> _Exercise details_:
Without the pictures, print the lines running from the beginning of the material to the line containing "from matplotlib.transforms import", both ends included.

> _Material shown_:
↓

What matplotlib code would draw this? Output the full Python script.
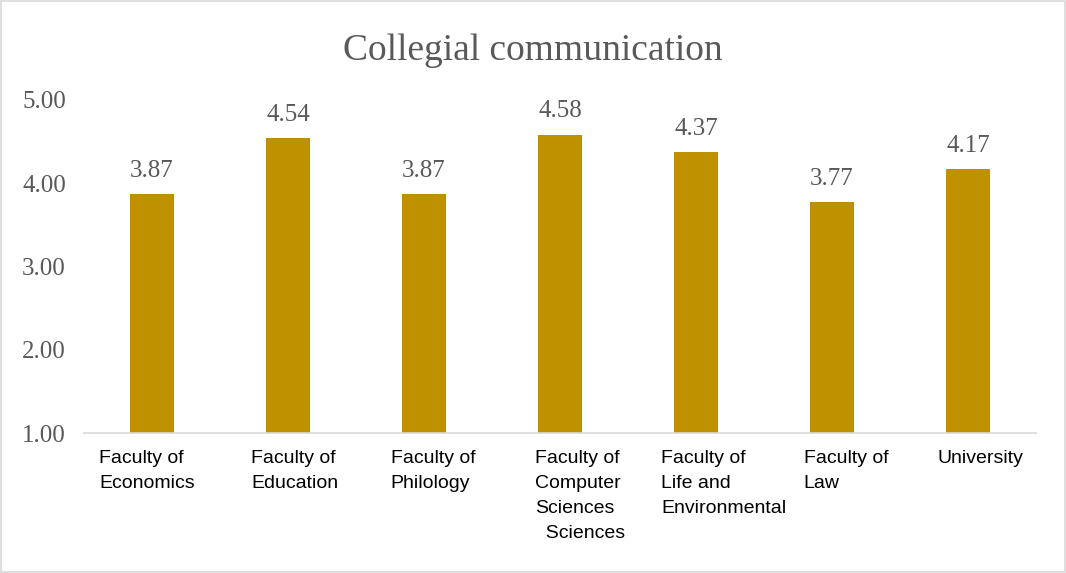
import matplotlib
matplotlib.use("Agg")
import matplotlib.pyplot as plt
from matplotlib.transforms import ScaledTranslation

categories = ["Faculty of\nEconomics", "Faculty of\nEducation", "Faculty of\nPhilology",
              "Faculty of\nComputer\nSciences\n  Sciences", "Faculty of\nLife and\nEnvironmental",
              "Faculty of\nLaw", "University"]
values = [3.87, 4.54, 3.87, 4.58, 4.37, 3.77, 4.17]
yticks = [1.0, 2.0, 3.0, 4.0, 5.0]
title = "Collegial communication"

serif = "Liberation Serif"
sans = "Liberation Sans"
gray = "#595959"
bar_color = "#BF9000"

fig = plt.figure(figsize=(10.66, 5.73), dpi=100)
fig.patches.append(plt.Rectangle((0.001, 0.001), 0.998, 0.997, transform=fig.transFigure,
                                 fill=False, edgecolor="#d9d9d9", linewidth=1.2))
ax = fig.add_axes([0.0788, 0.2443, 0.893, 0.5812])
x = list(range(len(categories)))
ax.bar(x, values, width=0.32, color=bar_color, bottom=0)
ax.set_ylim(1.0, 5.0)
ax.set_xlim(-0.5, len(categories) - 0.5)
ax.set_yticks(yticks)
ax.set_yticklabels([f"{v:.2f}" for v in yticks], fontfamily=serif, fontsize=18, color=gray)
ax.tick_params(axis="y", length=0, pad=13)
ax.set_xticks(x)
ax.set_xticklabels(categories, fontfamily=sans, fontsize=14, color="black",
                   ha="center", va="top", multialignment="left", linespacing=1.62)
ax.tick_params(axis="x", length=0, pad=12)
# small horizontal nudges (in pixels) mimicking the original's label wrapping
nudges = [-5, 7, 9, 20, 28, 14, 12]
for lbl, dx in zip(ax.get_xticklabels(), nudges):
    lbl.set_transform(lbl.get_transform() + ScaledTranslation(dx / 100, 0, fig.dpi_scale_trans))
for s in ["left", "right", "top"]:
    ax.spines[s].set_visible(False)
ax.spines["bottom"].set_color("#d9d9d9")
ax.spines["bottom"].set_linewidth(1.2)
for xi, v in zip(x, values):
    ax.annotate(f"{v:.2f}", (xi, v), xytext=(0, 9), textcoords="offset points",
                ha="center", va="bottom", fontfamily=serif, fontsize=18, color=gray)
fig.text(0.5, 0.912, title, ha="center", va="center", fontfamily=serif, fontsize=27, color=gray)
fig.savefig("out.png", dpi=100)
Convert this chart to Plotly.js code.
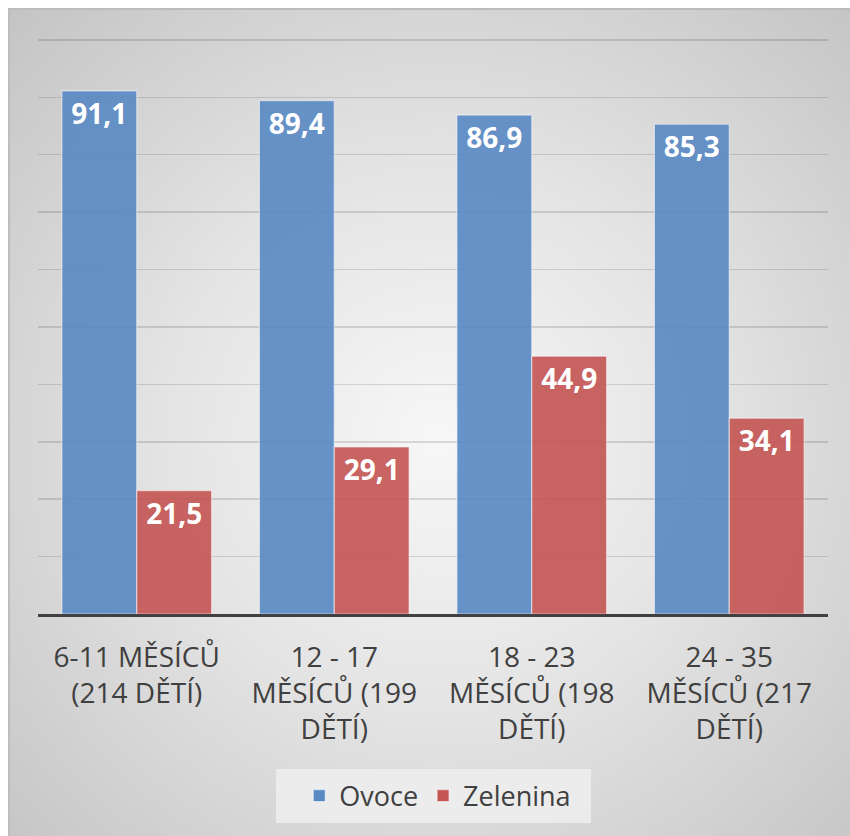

↑

> _Solution to this task_:
What matplotlib code would draw this? Output the full Python script.
import matplotlib
matplotlib.use("Agg")
import matplotlib.pyplot as plt
from matplotlib.transforms import ScaledTranslation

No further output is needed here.